Absolutamente fabuloso do ponto de vista técnico, Corações de Ferro traz Ayer e seus montadores Jay Cassidy e Dody Dorn em excelente forma ao contrabalançar os planos mais longos e contemplativos das sequências de diálogos e desenvolvimento de personagens e a montagem dinâmica e cheia de inserts e tomadas de ângulos variados das sequências de combate. Da mesma maneira, a fotografia de Roman Vasyanov favorece nossa imersão no universo triste e trágico da narrativa através da paleta dessaturada e cinzenta que, embelezada pela textura incomparável dos filmes rodados em película (sim, isso ainda existe), confere ao projeto uma estética classicista e extremamente elegante.

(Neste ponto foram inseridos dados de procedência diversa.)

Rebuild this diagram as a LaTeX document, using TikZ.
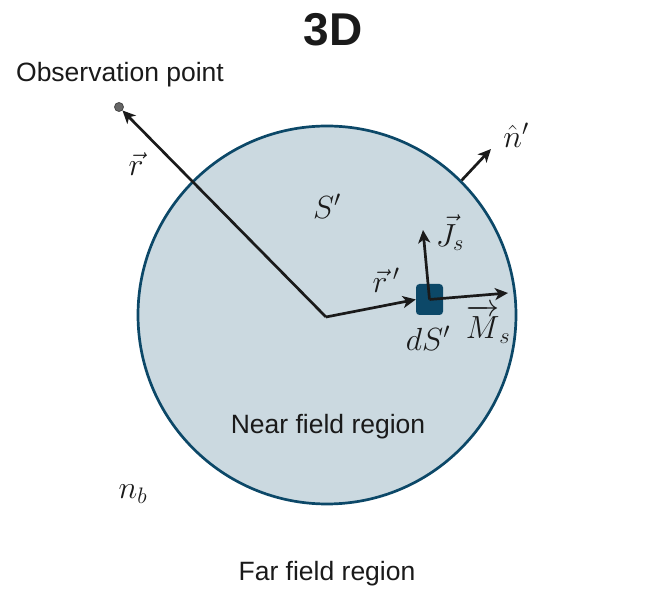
\documentclass[tikz,border=0pt]{standalone}
\usepackage{fix-cm}
\usepackage{amsmath}
\usepackage{fontspec}
\setmainfont{Liberation Sans}
\usetikzlibrary{arrows.meta}
\definecolor{fillc}{HTML}{CBD9E0}
\definecolor{edgec}{HTML}{0C4868}
\definecolor{inkc}{HTML}{1A1A1A}
\tikzset{
  vecarrow/.style={draw=inkc, line width=2.7pt, -{Stealth[length=13pt,width=12pt,inset=3.5pt]}},
  txt/.style={font=\fontsize{26.5}{30}\selectfont, text=inkc},
  mlab/.style={font=\fontsize{32}{36}\selectfont, text=inkc, inner sep=1pt},
}
\begin{document}
\begin{tikzpicture}[x=1pt,y=-1pt]
\useasboundingbox (0,0) rectangle (649,593);
\node[circle, minimum size=378pt, inner sep=0pt, fill=fillc, draw=edgec, line width=2.7pt] (S) at (327,315) {};
\coordinate (O) at (326,317);
\node[circle, minimum size=9pt, inner sep=0pt, fill=gray!80!black, draw=inkc!80, line width=0.8pt] (P) at (119,107) {};
\node[rectangle, rounded corners=3.5pt, minimum width=27pt, minimum height=31pt, inner sep=0pt, fill=edgec] (dS) at (429.5,299.5) {};
\coordinate (J) at (423,230);
\coordinate (M) at (508,293);
\coordinate (N) at (491,149);
\draw[vecarrow] (O) -- (P.south east);
\draw[vecarrow] (O) -- (dS.west);
\draw[vecarrow] (dS.center) -- (J);
\draw[vecarrow] (dS.center) -- (M);
\draw[vecarrow] (S.45.5) -- (N);
\node[font=\bfseries\fontsize{46}{50}\selectfont, text=inkc] (title) at (333,30) {3D};
\node[txt] (obs) at (120,75) {Observation point};
\node[txt] (near) at (328,427) {Near field region};
\node[txt] (far) at (327,574) {Far field region};
\node[mlab] (lr) at (136,164) {$\vec{r}$};
\node[mlab] (lS) at (327,206) {$S'$};
\node[mlab] (lJ) at (450,233) {$\vec{J}_s$};
\node[mlab] (lrp) at (386,280) {$\vec{r}\,'$};
\node[mlab] (ldS) at (428,338) {$dS'$};
\node[mlab] (lM) at (488,324) {$\overrightarrow{M}_s$};
\node[mlab] (ln) at (516,135) {$\hat{n}'$};
\node[mlab] (lnb) at (133,494) {$n_b$};
\end{tikzpicture}
\end{document}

Mas se há um quesito em que o longa não é apenas um dos melhores, mas o melhor entre todos os projetos produzidos ao longo de 2014 é sua extraordinária mixagem de som: trabalhando com uma infinidade de ruídos extremamente complexos que vão das mais variadas engrenagens internas do tanque capitaneado por Don ao diversos tipos de disparos e explosões causados pelas armas e bombas utilizadas no combate, a equipe liderada por Bruce Tanis, Hamilton Sterling e Jamie Hardt atinge um nível tão fascinante de sutileza e complexidade que podemos notar cada mudança na “atmosfera” diegética, sentindo a diferença não apenas entre dentro e fora do “Tiger I” como entre cada locação e mesmo entre as condições climáticas experimentadas em cada sequência.
Capaz de cortar até o coração mais duro da plateia na cena em que Don e seus comandados compartilham uma garrafa de bebida enquanto “Bible” recita um versículo extremamente apropriado já no terceiro ato da projeção, Corações de Ferro é um filme de guerra simplesmente impecável que, mesmo que não se habilite a ingressar no hall dos grandes clássicos do gênero, não faz feio diante de nenhum deles.